▶ **Your objective**
All lines featuring the string "with" are to be listed.
··· Input rows
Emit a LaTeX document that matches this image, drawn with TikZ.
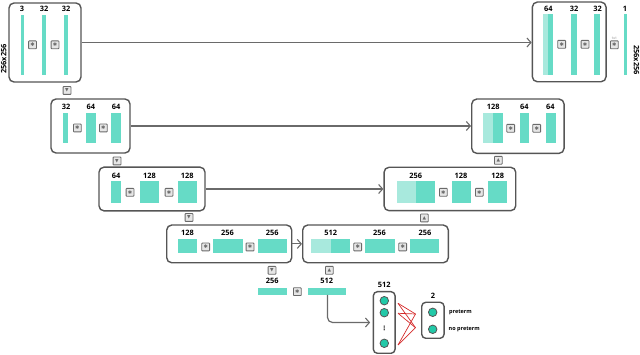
\documentclass[tikz,border=0pt]{standalone}
\usepackage{fontspec}
\setmainfont{Open Sans}
\newfontfamily\symf{DejaVu Sans}
\usetikzlibrary{arrows.meta,calc}
\definecolor{tealc}{HTML}{66DBC6}
\definecolor{ltealc}{HTML}{A8E9DD}
\definecolor{boxc}{HTML}{555555}
\definecolor{linec}{HTML}{6A6A6A}
\definecolor{iconc}{HTML}{6A6A6A}
\definecolor{iconf}{HTML}{E6E6E6}
\definecolor{neurc}{HTML}{22C9A8}
\definecolor{redc}{HTML}{D42A2A}
\tikzset{
  blockbox/.style={draw=boxc, line width=1.4pt, rounded corners=5pt, inner sep=0pt, fill=white},
  lab/.style={font=\fontsize{7.4}{8}\selectfont\bfseries, inner sep=0pt, text=black},
  smalllab/.style={font=\fontsize{5.5}{6}\selectfont\bfseries, inner sep=0pt, text=black, anchor=west},
  iconbox/.style={draw=iconc, fill=iconf, line width=0.8pt, minimum size=7.8pt, inner sep=0pt, rounded corners=0.6pt, text=iconc},
  conv/.style={iconbox, font=\symf\fontsize{5.2}{5.2}\selectfont},
  tri/.style={iconbox, font=\symf\fontsize{4.6}{4.6}\selectfont},
  conn/.style={draw=linec, line width=1.2pt, -{Straight Barb[length=4pt,width=9pt,line width=1.1pt]}},
  neuron/.style={circle, draw=boxc, fill=neurc, line width=0.8pt, minimum size=8.5pt, inner sep=0pt},
  redl/.style={draw=redc, line width=0.7pt},
}
\begin{document}
\begin{tikzpicture}[x=1pt,y=-1pt]
\useasboundingbox (0,0) rectangle (640,355);
% ---------- blocks ----------
\node[blockbox, minimum width=72pt, minimum height=79pt] (b1) at (45,42.5) {};
\node[blockbox, minimum width=79pt, minimum height=54pt] (b2) at (90.5,126) {};
\node[blockbox, minimum width=106pt, minimum height=43.7pt] (b3) at (152,189) {};
\node[blockbox, minimum width=125pt, minimum height=37.7pt] (b4) at (229.2,243.9) {};
\node[blockbox, minimum width=145.6pt, minimum height=37.7pt] (b5) at (375.5,243.9) {};
\node[blockbox, minimum width=131.7pt, minimum height=43.4pt] (r3) at (449.9,189) {};
\node[blockbox, minimum width=92.3pt, minimum height=54.3pt] (r2) at (517.9,126.2) {};
\node[blockbox, minimum width=73.7pt, minimum height=79.7pt] (r1) at (569.2,41.9) {};
\node[blockbox, rounded corners=4pt, minimum width=21.7pt, minimum height=61.6pt] (nb) at (384.2,322.5) {};
\node[blockbox, rounded corners=4pt, minimum width=22.3pt, minimum height=36pt] (ob) at (432.9,320.3) {};
% ---------- bars ----------
\fill[tealc] (21,15) rectangle (24,75);
\fill[tealc] (41.5,15) rectangle (46,75);
\fill[tealc] (63.5,15) rectangle (68,75);
\fill[tealc] (63.3,113) rectangle (68.3,143);
\fill[tealc] (85.7,113) rectangle (96,143);
\fill[tealc] (111,113) rectangle (121,143);
\fill[tealc] (111,181) rectangle (121,203.3);
\fill[tealc] (140,181) rectangle (159.3,203.3);
\fill[tealc] (177.7,181) rectangle (197,203.3);
\fill[tealc] (178.3,239.3) rectangle (197,253.3);
\fill[tealc] (212.7,239.3) rectangle (242.7,253.3);
\fill[tealc] (257.7,239.3) rectangle (287,253.3);
\fill[ltealc] (311,239.3) rectangle (331,253.3);
\fill[tealc] (331,239.3) rectangle (350,253.3);
\fill[tealc] (364.7,239.3) rectangle (394.7,253.3);
\fill[tealc] (410,239.3) rectangle (439.3,253.3);
\fill[ltealc] (396.7,181) rectangle (416,203.3);
\fill[tealc] (416,181) rectangle (435,203.3);
\fill[tealc] (451.7,181) rectangle (470.7,203.3);
\fill[tealc] (488.3,181) rectangle (507.3,203.3);
\fill[ltealc] (483.3,113.3) rectangle (493.3,143.3);
\fill[tealc] (493.3,113.3) rectangle (502.7,143.3);
\fill[tealc] (520,113.3) rectangle (529.3,143.3);
\fill[tealc] (545.7,113.3) rectangle (555.7,143.3);
\fill[ltealc] (542.7,14.3) rectangle (548.3,75);
\fill[tealc] (548.3,14.3) rectangle (553.3,75);
\fill[tealc] (570.7,14.3) rectangle (576.7,75);
\fill[tealc] (594.3,14.3) rectangle (600.3,75);
\fill[tealc] (623.8,14.3) rectangle (626.8,75);
\fill[tealc] (257.7,287.7) rectangle (287.3,295);
\fill[tealc] (307.7,287.7) rectangle (346,295);
\coordinate (bt2) at (327.5,295);
% ---------- labels ----------
\node[lab] (l11) at (22,9) {3};
\node[lab] (l12) at (44,9) {32};
\node[lab] (l13) at (66,9) {32};
\node[lab] (l21) at (66,106.7) {32};
\node[lab] (l22) at (90.8,106.7) {64};
\node[lab] (l23) at (116,106.7) {64};
\node[lab] (l31) at (116,175.7) {64};
\node[lab] (l32) at (149.5,175.7) {128};
\node[lab] (l33) at (187.3,175.7) {128};
\node[lab] (l41) at (187.5,233.3) {128};
\node[lab] (l42) at (227.5,233.3) {256};
\node[lab] (l43) at (272.3,233.3) {256};
\node[lab] (l51) at (330.7,233.3) {512};
\node[lab] (l52) at (379.5,233.3) {256};
\node[lab] (l53) at (425,233.3) {256};
\node[lab] (lr31) at (415.7,175.7) {256};
\node[lab] (lr32) at (461,175.7) {128};
\node[lab] (lr33) at (497.7,175.7) {128};
\node[lab] (lr21) at (493.3,106.7) {128};
\node[lab] (lr22) at (524.3,106.7) {64};
\node[lab] (lr23) at (550.3,106.7) {64};
\node[lab] (lr11) at (548.3,9.3) {64};
\node[lab] (lr12) at (574,9.3) {32};
\node[lab] (lr13) at (597.7,9.3) {32};
\node[lab] (lr14) at (625,9.3) {1};
\node[lab] (lb1) at (272.3,280.7) {256};
\node[lab] (lb2) at (326.7,280.7) {512};
\node[lab] (lnb) at (384.2,285) {512};
\node[lab] (lob) at (432.9,296) {2};
\node[lab, rotate=90] (vl) at (3.8,59) {256x256};
\node[lab, rotate=-90] (vr) at (636.5,60) {256x256};
% ---------- conv icons ----------
\node[conv] (c11) at (32.5,44.8) {✱};
\node[conv] (c12) at (55,44.8) {✱};
\node[conv] (c21) at (77.3,128) {✱};
\node[conv] (c22) at (103.3,128) {✱};
\node[conv] (c31) at (130,192.3) {✱};
\node[conv] (c32) at (169,192.3) {✱};
\node[conv] (c41) at (205.7,247) {✱};
\node[conv] (c42) at (250,247) {✱};
\node[conv] (c51) at (357.7,247) {✱};
\node[conv] (c52) at (402.7,247) {✱};
\node[conv] (cr31) at (443.3,192.3) {✱};
\node[conv] (cr32) at (479.3,192.3) {✱};
\node[conv] (cr21) at (510.7,128.3) {✱};
\node[conv] (cr22) at (536.7,128.3) {✱};
\node[conv] (cr11) at (561.7,44.3) {✱};
\node[conv] (cr12) at (585,44.3) {✱};
\node[conv] (cr13) at (614.3,44.8) {✱};
\node[inner sep=0pt, font=\fontsize{3.2}{3.2}\selectfont, text=iconc] (l1x1) at (614.3,38.2) {1x1};
\node[conv] (cb) at (297.3,291.7) {✱};
% ---------- pooling / upsampling icons ----------
\node[tri] (d1) at (67,90.5) {▼};
\node[tri] (d2) at (117,161) {▼};
\node[tri] (d3) at (189,217.5) {▼};
\node[tri] (d4) at (272,270.3) {▼};
\node[tri] (u4) at (329.3,270.3) {▲};
\node[tri] (u3) at (424.3,218) {▲};
\node[tri] (u2) at (498.3,160.3) {▲};
% ---------- skip connections ----------
\draw[conn] (b1.east) -- (b1.east -| r1.west);
\draw[conn] (b2.east) -- (b2.east -| r2.west);
\draw[conn] (b3.east) -- (b3.east -| r3.west);
\draw[conn] (b4.east) -- (b4.east -| b5.west);
\draw[conn, rounded corners=5pt, shorten >=2.5pt] (bt2) |- (nb.west);
% ---------- neurons ----------
\node[neuron] (n1) at (384.3,300.7) {};
\node[neuron] (n2) at (384.3,312.7) {};
\node[inner sep=0pt, font=\symf\fontsize{6}{6}\selectfont\bfseries] (ndots) at (384.3,328.3) {⋮};
\node[neuron] (n3) at (384.3,343.3) {};
\node[neuron] (o1) at (432.7,312.3) {};
\node[neuron] (o2) at (432.7,329.3) {};
\node[smalllab] (lp) at (449,312.3) {preterm};
\node[smalllab] (lnp) at (448.5,329.3) {no preterm};
\coordinate (s1) at (398,303.3);
\coordinate (s2) at (398,313.3);
\coordinate (s3) at (398,345);
\coordinate (t1) at (415.5,314);
\coordinate (t2) at (415.5,327.7);
\foreach \s in {s1,s2,s3}{
  \foreach \t in {t1,t2}{
    \draw[redl] (\s) -- (\t);
  }
}
\end{tikzpicture}
\end{document}
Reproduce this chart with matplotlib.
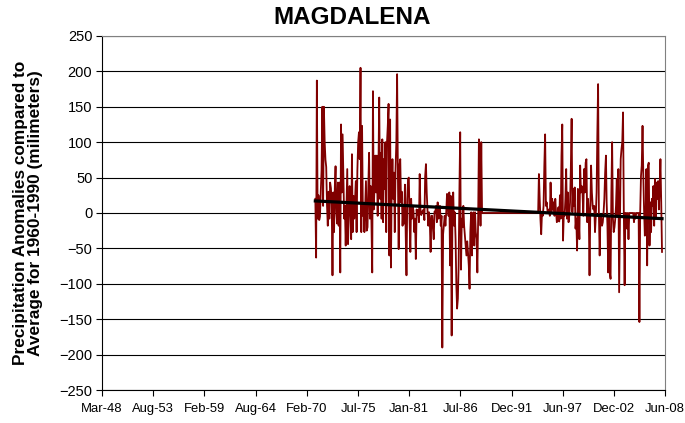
······
▶ **Output for this exercise**
Emit a LaTeX document that matches this image, drawn with TikZ.
Reproduce this chart with matplotlib.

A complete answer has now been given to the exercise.